In a sense the moderates are right. Almost every word of Vatican II can be interpreted, has been interpreted in Poland, according to Tradition. Hence, there need have been no abrupt ruptures, no inorganic additions or mindless destructions. But in another sense the moderates are wrong. Their "official" Church, after all, although it may not like much of the post-conciliar madness, has certainly tolerated it; in some cases, of course, even encouraged it. And all these "agreed statements": do they not have quasi-official status? Are there not bishops and priests and theologians in good standing on the commissions which produce them? If, in fact, they do not reflect official Church views, why are they not denounced or at least disowned? Such are some of the questions which honest and clear-thinking persons must eventually ask themselves.

By reading this book, they may begin to find answers. They will at least know that it is not nostalgia, so stupidly urged by some as the real reason for our present discontent, which prompts the spirit of a genuine counter-reformation among so many sincere and able Catholics. Our Church in the West lies virtually in ruins, our priests are demoralized, our schools are filled with heresy, nonsense and—at the best—harmless vacuities. Our liturgy has become progressively more wordy, more worldly and more banal. The holiness of the Church seems to have disappeared. Why? Why have such rotten fruits fallen from the tree of renewal? An enemy has done this, you say? Which enemy—within or without?

A delicious by-product of this book is the glaring exposure it affords to the liberal Protestantism of Hans Küng, Catholic priest and seminary professor. Küng's blunt heresies have fooled only the willing blind. But it is good to see them briefly trotted out and contrasted with defined Church dogma. Davies shows convincingly that the Catholic religion is indeed a seamless tunic: to be accepted totally or else rejected. Küng but corroborates this in a negative way. Denying now this, now that, dogma, he ends up with a tangled ball of wool, dirty and fuzzy, and dares to call it Gospel Christianity. (It may be, incidentally, that we shall soon witness the disappearance of Küng from the Church scene. Fr. Joseph Costanzo's scholarly refutation on the one hand and Davies' more popular but no less exact indictment, on the other, may be the prologue to the long-delayed anathema richly merited by this unfortunate man.)

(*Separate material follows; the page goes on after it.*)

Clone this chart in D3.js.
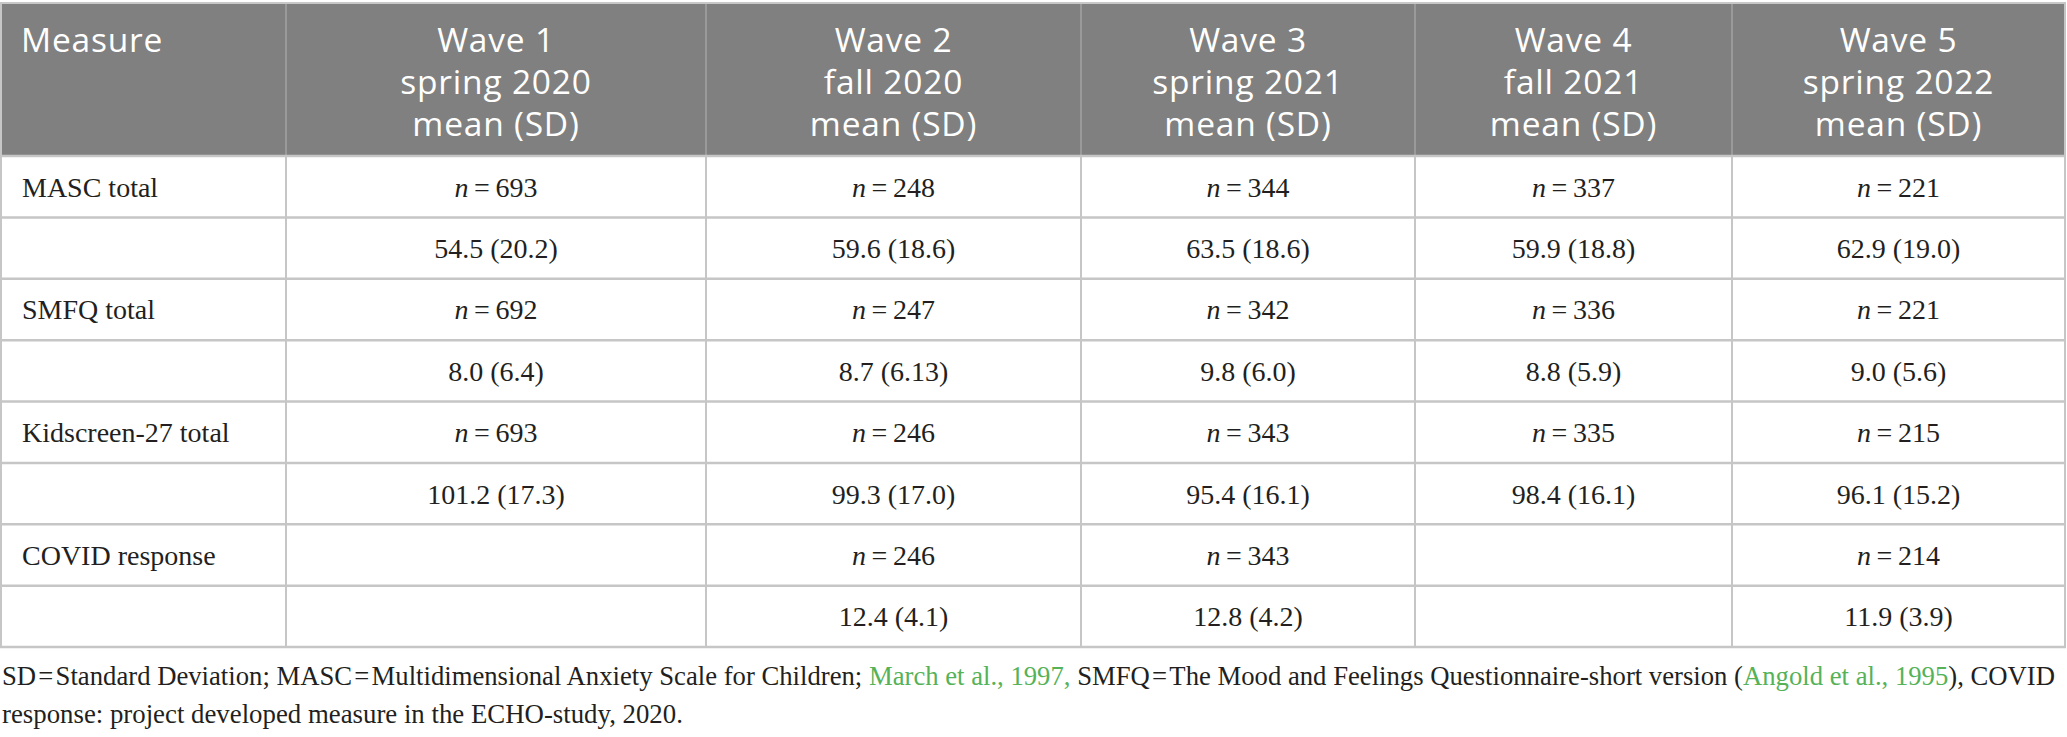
<!DOCTYPE html>
<html>
<head>
<meta charset="utf-8">
<script src="https://cdn.jsdelivr.net/npm/d3@7/dist/d3.min.js"></script>
<style>
  html, body { margin: 0; padding: 0; background: #ffffff; }
  svg { display: block; }
</style>
</head>
<body>
<svg id="chart" width="2067" height="737"></svg>
<script>
// ---------- DATA ----------
const measures = ["MASC total", "SMFQ total", "Kidscreen-27 total", "COVID response"];
const waves = ["Wave 1", "Wave 2", "Wave 3", "Wave 4", "Wave 5"];
const seasons = ["spring 2020", "fall 2020", "spring 2021", "fall 2021", "spring 2022"];
const statLabel = "mean (SD)";
const nValues = [
  [693, 248, 344, 337, 221],
  [692, 247, 342, 336, 221],
  [693, 246, 343, 335, 215],
  [null, 246, 343, null, 214]
];
const meanValues = [
  [54.5, 59.6, 63.5, 59.9, 62.9],
  [8.0, 8.7, 9.8, 8.8, 9.0],
  [101.2, 99.3, 95.4, 98.4, 96.1],
  [null, 12.4, 12.8, null, 11.9]
];
const sdValues = [
  [20.2, 18.6, 18.6, 18.8, 19.0],
  [6.4, 6.13, 6.0, 5.9, 5.6],
  [17.3, 17.0, 16.1, 16.1, 15.2],
  [null, 4.1, 4.2, null, 3.9]
];
const footnoteParts = [
  [{t: "SD\u200A=\u200AStandard Deviation; MASC\u200A=\u200AMultidimensional Anxiety Scale for Children; "},
   {t: "March et al., 1997,", link: true},
   {t: " SMFQ\u200A=\u200AThe Mood and Feelings Questionnaire-short version ("},
   {t: "Angold et al., 1995", link: true},
   {t: "), COVID"}],
  [{t: "response: project developed measure in the ECHO-study, 2020."}]
];

// ---------- LAYOUT ----------
const colEdges = [1, 286, 706, 1081, 1415, 1732, 2065];
const headerTop = 4, headerBottom = 156, tableBottom = 647;
const gridColor = "#c6c6c6";
const headerBg = "#7f807f";
const serif = "'Liberation Serif', 'Times New Roman', serif";
const sans = "'Open Sans', 'Noto Sans', sans-serif";
const footBase = [685, 723];
const footLen = [2054, 681];

const svg = d3.select("#chart");

const columns = ["Measure"].concat(waves);
const colIndex = d3.scaleOrdinal().domain(columns).range(d3.range(columns.length));
const colLeft = c => colEdges[colIndex(c)];
const colRight = c => colEdges[colIndex(c) + 1];
const colCenter = c => (colLeft(c) + colRight(c)) / 2;

// body rows: two per measure
const rowKeys = [];
measures.forEach((m, i) => { rowKeys.push({m: i, kind: "n"}); rowKeys.push({m: i, kind: "stat"}); });
const y = d3.scaleBand().domain(d3.range(rowKeys.length)).range([headerBottom, tableBottom]).padding(0);

// header background
svg.append("rect").attr("x", colEdges[0]).attr("y", headerTop)
  .attr("width", colEdges[colEdges.length - 1] - colEdges[0]).attr("height", headerBottom - headerTop)
  .attr("fill", headerBg);
svg.append("line").attr("x1", 0).attr("x2", colEdges[colEdges.length-1] + 1)
  .attr("y1", headerTop - 1).attr("y2", headerTop - 1)
  .attr("stroke", "#c8c8c8").attr("stroke-width", 2);

// header separators
svg.selectAll(".hsep").data(colEdges.slice(1, -1)).join("line")
  .attr("x1", d => d).attr("x2", d => d)
  .attr("y1", headerTop).attr("y2", headerBottom)
  .attr("stroke", "#a3a3a3").attr("stroke-width", 1.5);

// header text
const headerLineH = 42;
const headerMid = (headerTop + headerBottom) / 2;
const headSize = 33.5;
svg.append("text").attr("x", colLeft("Measure") + 20).attr("y", headerMid - headerLineH + 14)
  .attr("font-family", sans).attr("font-size", headSize).attr("letter-spacing", 0.8)
  .attr("fill", "#ffffff").text("Measure");

waves.forEach((w, i) => {
  const lines = [w, seasons[i], statLabel];
  svg.append("text").attr("text-anchor", "middle")
    .attr("font-family", sans).attr("font-size", headSize).attr("letter-spacing", 0.8).attr("fill", "#ffffff")
    .selectAll("tspan").data(lines).join("tspan")
    .attr("x", colCenter(w))
    .attr("y", (d, k) => headerMid + (k - 1) * headerLineH + 14)
    .text(d => d);
});

// body grid
svg.selectAll(".hline").data(d3.range(rowKeys.length + 1)).join("line")
  .attr("x1", colEdges[0] - 1).attr("x2", colEdges[colEdges.length - 1] + 1)
  .attr("y1", d => d === rowKeys.length ? tableBottom : y(d))
  .attr("y2", d => d === rowKeys.length ? tableBottom : y(d))
  .attr("stroke", gridColor).attr("stroke-width", 2.5);
svg.selectAll(".vline").data(colEdges).join("line")
  .attr("x1", d => d).attr("x2", d => d)
  .attr("y1", (d, i) => (i === 0 || i === colEdges.length - 1) ? headerTop - 2 : headerBottom)
  .attr("y2", tableBottom)
  .attr("stroke", gridColor).attr("stroke-width", 2);

// body text
const fmt = v => (Math.abs(Math.round(v * 10) - v * 10) < 1e-9) ? v.toFixed(1) : String(v);
const bodySize = 28;
const base = i => y(i) + y.bandwidth() / 2 + 10;

rowKeys.forEach((r, i) => {
  if (r.kind === "n") {
    svg.append("text").attr("x", colLeft("Measure") + 21).attr("y", base(i))
      .attr("font-family", serif).attr("font-size", bodySize).attr("fill", "#231f20")
      .text(measures[r.m]);
  }
  waves.forEach((w, j) => {
    const t = svg.append("text").attr("x", colCenter(w)).attr("y", base(i))
      .attr("text-anchor", "middle").attr("font-family", serif).attr("font-size", bodySize)
      .attr("fill", "#231f20");
    if (r.kind === "n") {
      const n = nValues[r.m][j];
      if (n == null) return;
      t.append("tspan").attr("font-style", "italic").text("n");
      t.append("tspan").text("\u2009=\u2009" + n);
    } else {
      const mv = meanValues[r.m][j], sv = sdValues[r.m][j];
      if (mv == null) return;
      t.text(fmt(mv) + " (" + fmt(sv) + ")");
    }
  });
});

// footnote: natural text, horizontally condensed to the reference line widths
footnoteParts.forEach((parts, li) => {
  const g = svg.append("g");
  const t = g.append("text").attr("x", 0).attr("y", footBase[li])
    .attr("font-family", serif).attr("font-size", bodySize).attr("fill", "#231f20");
  t.selectAll("tspan").data(parts).join("tspan")
    .attr("fill", d => d.link ? "#55b257" : "#231f20")
    .text(d => d.t);
  const natural = t.node().getComputedTextLength();
  const k = footLen[li] / natural;
  g.attr("transform", `translate(2,0) scale(${k},1)`);
});
</script>
</body>
</html>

Had Davies' book appeared during the pontificate of Pope Paul VI, it would have depressed me beyond limits. But a different Peter now rules the Church. I have great confidence that without compromising in the least the fullness of Catholic truth and piety, the Pope will give this new rite a Polish accent. If so, the coming generation of priests may come to rejoice as they approach the altar of God. They will understand that offering the Holy Sacrifice is the source and summit of all their other priestly activities. Their sublime vocation is not primarily to build community or even to preach. It is rather to assume the robes and the role of the one High Priest and to re-enact the mystery of Golgotha—the acceptable offering the perfect Sacrifice.